Les violences sexistes et sexuelles sont un facteur de risque avéré pour la santé mentale – la corrélation avec les tentatives de suicide, notamment, est établie. Dans le documentaire Des blouses pas si blanches, diffusé le 5 mai sur M6, la professeure de médecine Agnès Buzyn évoque le lien entre les violences qu’elle a subies à l’hôpital Necker et son mal-être de l’époque.
“Tout juste nommée professeure, Agnès Buzyn affirme [dans le documentaire] avoir subi harcèlement sexuel et moral pendant quatre années, au sein de l’hôpital Necker à Paris, rapporte la journaliste Enora Foricher dans Libération.

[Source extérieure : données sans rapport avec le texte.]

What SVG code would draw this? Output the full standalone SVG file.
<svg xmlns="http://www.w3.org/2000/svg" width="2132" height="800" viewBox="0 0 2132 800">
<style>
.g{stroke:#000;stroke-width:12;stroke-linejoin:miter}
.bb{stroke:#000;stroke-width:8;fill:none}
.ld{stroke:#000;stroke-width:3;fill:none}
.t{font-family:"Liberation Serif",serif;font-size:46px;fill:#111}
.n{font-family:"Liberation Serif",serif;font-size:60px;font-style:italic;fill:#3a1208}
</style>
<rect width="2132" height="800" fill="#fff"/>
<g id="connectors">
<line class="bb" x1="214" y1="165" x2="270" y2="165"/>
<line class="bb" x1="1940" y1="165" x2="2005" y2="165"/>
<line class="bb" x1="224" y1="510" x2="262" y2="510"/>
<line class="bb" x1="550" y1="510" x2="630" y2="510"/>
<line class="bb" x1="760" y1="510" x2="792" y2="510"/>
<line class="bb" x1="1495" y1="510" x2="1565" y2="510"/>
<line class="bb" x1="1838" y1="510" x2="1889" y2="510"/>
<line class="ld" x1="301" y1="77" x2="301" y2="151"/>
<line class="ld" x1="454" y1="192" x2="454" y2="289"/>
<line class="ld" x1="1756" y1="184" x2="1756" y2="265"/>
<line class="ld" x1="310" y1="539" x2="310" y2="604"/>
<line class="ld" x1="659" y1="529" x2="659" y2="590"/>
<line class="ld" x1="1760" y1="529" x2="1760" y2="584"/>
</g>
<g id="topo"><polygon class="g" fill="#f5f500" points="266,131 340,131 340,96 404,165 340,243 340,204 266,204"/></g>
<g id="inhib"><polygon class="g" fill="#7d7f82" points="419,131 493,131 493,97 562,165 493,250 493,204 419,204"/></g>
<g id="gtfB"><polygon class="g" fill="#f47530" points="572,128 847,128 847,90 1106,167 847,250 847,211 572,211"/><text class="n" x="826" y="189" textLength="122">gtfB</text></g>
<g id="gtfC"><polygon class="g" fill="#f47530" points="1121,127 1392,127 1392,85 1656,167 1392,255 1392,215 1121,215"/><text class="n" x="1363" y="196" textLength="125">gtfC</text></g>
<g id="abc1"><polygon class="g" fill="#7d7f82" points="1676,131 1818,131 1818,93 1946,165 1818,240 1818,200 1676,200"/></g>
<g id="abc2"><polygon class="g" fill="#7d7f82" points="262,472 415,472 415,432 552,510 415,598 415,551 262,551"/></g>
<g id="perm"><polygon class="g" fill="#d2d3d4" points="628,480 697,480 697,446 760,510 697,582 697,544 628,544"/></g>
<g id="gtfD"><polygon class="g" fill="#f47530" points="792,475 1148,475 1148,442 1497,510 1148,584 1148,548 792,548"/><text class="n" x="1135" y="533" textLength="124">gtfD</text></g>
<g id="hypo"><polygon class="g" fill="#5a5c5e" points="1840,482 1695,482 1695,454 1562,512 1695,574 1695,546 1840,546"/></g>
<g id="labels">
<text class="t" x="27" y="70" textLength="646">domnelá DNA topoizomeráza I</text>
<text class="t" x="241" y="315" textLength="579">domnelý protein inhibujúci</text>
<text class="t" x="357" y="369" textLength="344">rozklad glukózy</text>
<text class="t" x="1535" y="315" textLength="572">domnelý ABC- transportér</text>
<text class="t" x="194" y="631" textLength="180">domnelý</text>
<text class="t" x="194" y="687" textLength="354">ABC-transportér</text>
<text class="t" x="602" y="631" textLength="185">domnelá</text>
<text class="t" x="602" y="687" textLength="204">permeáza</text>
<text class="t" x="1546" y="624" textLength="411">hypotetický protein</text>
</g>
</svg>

Face à la violence de la mise à l’écart qu’elle subit, elle se décrit alors comme «pré-suicidaire». A demi-mot, elle évoque ses enfants comme étant la raison pour laquelle elle n’est pas passée à l’acte. Epuisée, elle finit par jeter l’éponge et quitte la profession”.

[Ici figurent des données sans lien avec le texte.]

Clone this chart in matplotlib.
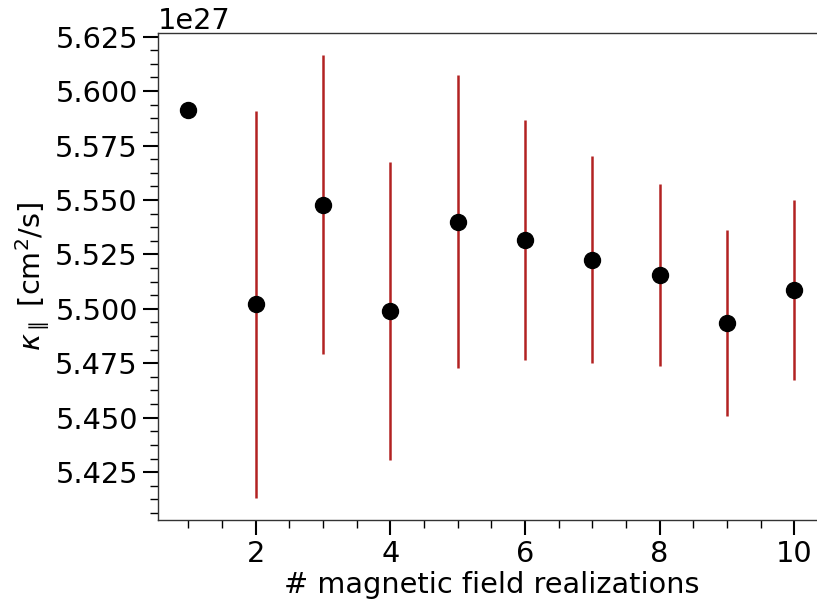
import numpy as np
import matplotlib
matplotlib.use('Agg')
import matplotlib.pyplot as plt
from matplotlib.ticker import AutoMinorLocator, MultipleLocator

# number of magnetic field realizations
n_real = [1, 2, 3, 4, 5, 6, 7, 8, 9, 10]
# kappa_parallel in units of 1e27 cm^2/s
kappa = [5.5912, 5.5021, 5.5478, 5.4990, 5.5401, 5.5316, 5.5226, 5.5157, 5.4935, 5.5087]
kappa_err = [0.0, 0.0889, 0.0687, 0.0685, 0.0671, 0.0552, 0.0475, 0.0418, 0.0427, 0.0412]

scale = 1e27
y = np.array(kappa) * scale
yerr = np.array(kappa_err) * scale

fig = plt.figure(figsize=(8.17, 6.01), dpi=100)
ax = fig.add_axes([0.1934, 0.1348, 0.8159, 0.8103])

ax.errorbar(n_real, y, yerr=yerr, fmt='o', color='black', ecolor='firebrick',
            elinewidth=1.8, markersize=11.5, capsize=0)

ax.set_xlim(0.55, 10.45)
ax.xaxis.set_major_locator(MultipleLocator(2))
ax.xaxis.set_minor_locator(AutoMinorLocator(4))
ax.yaxis.set_major_locator(MultipleLocator(0.025 * scale))
ax.yaxis.set_minor_locator(AutoMinorLocator(4))

fs = 20.7
ax.tick_params(which='major', length=11, width=1.5, labelsize=fs)
ax.tick_params(which='minor', length=6, width=1.0)
ax.yaxis.get_offset_text().set_fontsize(fs)
for s in ax.spines.values():
    s.set_linewidth(1.0)
    s.set_color('#333333')

ax.set_xlabel("# magnetic field realizations", fontsize=fs, labelpad=2)
ax.set_ylabel(r"$\kappa_\parallel$ [cm$^2$/s]", fontsize=fs, labelpad=2)

fig.savefig("out.png", dpi=100)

- Lire l’article mis en ligne le 6 mai sur Libération
- Ecouter la journaliste Marie Portolano décrire un “système pyramidal de domination” à l’hôpital sur Brut
- Regarder Des blouses pas si blanches, de Marie Portolano et Grégoire Huet, sur le site de M6
Il existe un nouvel indicateur pour mesurer ces violences, du moins pour les médecins : le baromètre sur les inégalités de genre de l’association Donner des Elles à la santé, à partir d’un sondage Ipsos réalisé auprès de médecins hospitaliers, femmes et hommes. En 2023, 78% des femmes interrogées ont déclaré avoir déjà été victimes de comportements sexistes. Et 30% ont déclaré avoir déjà subi des gestes inappropriés à connotation sexuelle ou des attouchements sans leur consentement.

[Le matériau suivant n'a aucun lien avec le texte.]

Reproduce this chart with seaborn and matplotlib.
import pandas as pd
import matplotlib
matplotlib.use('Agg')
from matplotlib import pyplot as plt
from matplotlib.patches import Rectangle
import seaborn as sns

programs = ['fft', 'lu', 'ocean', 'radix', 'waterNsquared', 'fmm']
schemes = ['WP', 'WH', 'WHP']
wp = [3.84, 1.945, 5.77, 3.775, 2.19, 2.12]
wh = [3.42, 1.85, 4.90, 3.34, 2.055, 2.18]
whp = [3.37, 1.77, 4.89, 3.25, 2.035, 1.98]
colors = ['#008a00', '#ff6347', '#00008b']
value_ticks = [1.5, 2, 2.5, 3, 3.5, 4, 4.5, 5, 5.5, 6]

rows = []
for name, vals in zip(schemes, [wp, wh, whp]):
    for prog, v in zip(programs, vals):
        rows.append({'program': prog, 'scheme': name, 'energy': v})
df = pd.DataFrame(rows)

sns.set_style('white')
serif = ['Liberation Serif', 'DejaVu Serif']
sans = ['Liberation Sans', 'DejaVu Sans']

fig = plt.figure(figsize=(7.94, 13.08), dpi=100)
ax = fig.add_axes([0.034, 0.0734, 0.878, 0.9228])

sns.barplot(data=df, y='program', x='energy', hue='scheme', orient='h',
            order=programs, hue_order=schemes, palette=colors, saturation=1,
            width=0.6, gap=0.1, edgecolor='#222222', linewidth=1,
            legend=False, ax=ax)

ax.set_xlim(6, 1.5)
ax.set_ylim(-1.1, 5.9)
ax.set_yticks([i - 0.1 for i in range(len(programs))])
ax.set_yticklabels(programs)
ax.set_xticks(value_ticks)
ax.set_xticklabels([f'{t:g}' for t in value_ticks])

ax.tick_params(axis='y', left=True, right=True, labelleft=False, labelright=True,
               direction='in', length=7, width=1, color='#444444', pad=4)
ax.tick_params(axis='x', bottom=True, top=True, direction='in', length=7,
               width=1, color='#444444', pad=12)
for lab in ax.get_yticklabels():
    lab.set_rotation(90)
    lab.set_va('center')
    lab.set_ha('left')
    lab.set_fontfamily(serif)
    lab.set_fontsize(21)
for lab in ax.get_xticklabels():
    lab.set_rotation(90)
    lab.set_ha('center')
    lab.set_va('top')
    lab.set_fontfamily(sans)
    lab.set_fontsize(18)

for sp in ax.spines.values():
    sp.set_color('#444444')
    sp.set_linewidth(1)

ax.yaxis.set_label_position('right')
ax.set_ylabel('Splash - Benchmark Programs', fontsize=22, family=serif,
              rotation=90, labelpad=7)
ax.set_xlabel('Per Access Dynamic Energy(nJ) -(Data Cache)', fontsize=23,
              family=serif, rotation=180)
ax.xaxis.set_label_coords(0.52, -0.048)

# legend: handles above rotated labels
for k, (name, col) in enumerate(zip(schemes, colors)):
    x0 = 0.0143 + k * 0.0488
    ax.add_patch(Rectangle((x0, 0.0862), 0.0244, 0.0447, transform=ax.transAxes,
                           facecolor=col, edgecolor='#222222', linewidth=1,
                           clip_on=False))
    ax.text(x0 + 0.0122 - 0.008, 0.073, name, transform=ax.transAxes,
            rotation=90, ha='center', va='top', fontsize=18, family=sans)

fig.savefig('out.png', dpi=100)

Bien que récent, le mouvement #MeToo Hôpital a déjà produit des changements, conduisant notamment l’Ordre des médecins à une forme d’autocritique. Son vice-président, Jean-Marcel Mourgues, a admis sur France Inter, le 29 mai : “nous étions dans un silence” sur ces questions jusqu’ici. Il a annoncé plusieurs mesures pour que des sanctions soient effectivement prononcées par l’Ordre contre les médecins auteurs de violences sexuelles, notamment la création d’une commission nationale des plaintes déposées à ce sujet.
Le mouvement #MeToo Hôpital n’a pas encore produit un changement radical des mentalités, face à une culture et des traditions hospitalières bien ancrées. Mais il a permis une prise de conscience qui ne se limite plus à la jeune génération. Ainsi, la journaliste Solenne Le Hen, de France Info, a interrogé Hélène, 52 ans. Cette médecin expérimentée accueille désormais toutes les étudiantes en médecine en leur disant “Au moindre propos ou geste déplacé, venez m’en parler, on ne laissera pas faire”. Dans le reportage, elle dialogue avec Sophie, 24 ans, interne : “Tu as raison sur le fait de dire que les nouvelles générations d’hommes qui arrivent maintenant, en tout cas ceux que je vois passer comme internes, sont généralement irréprochables, sensibilisés à ces questions”.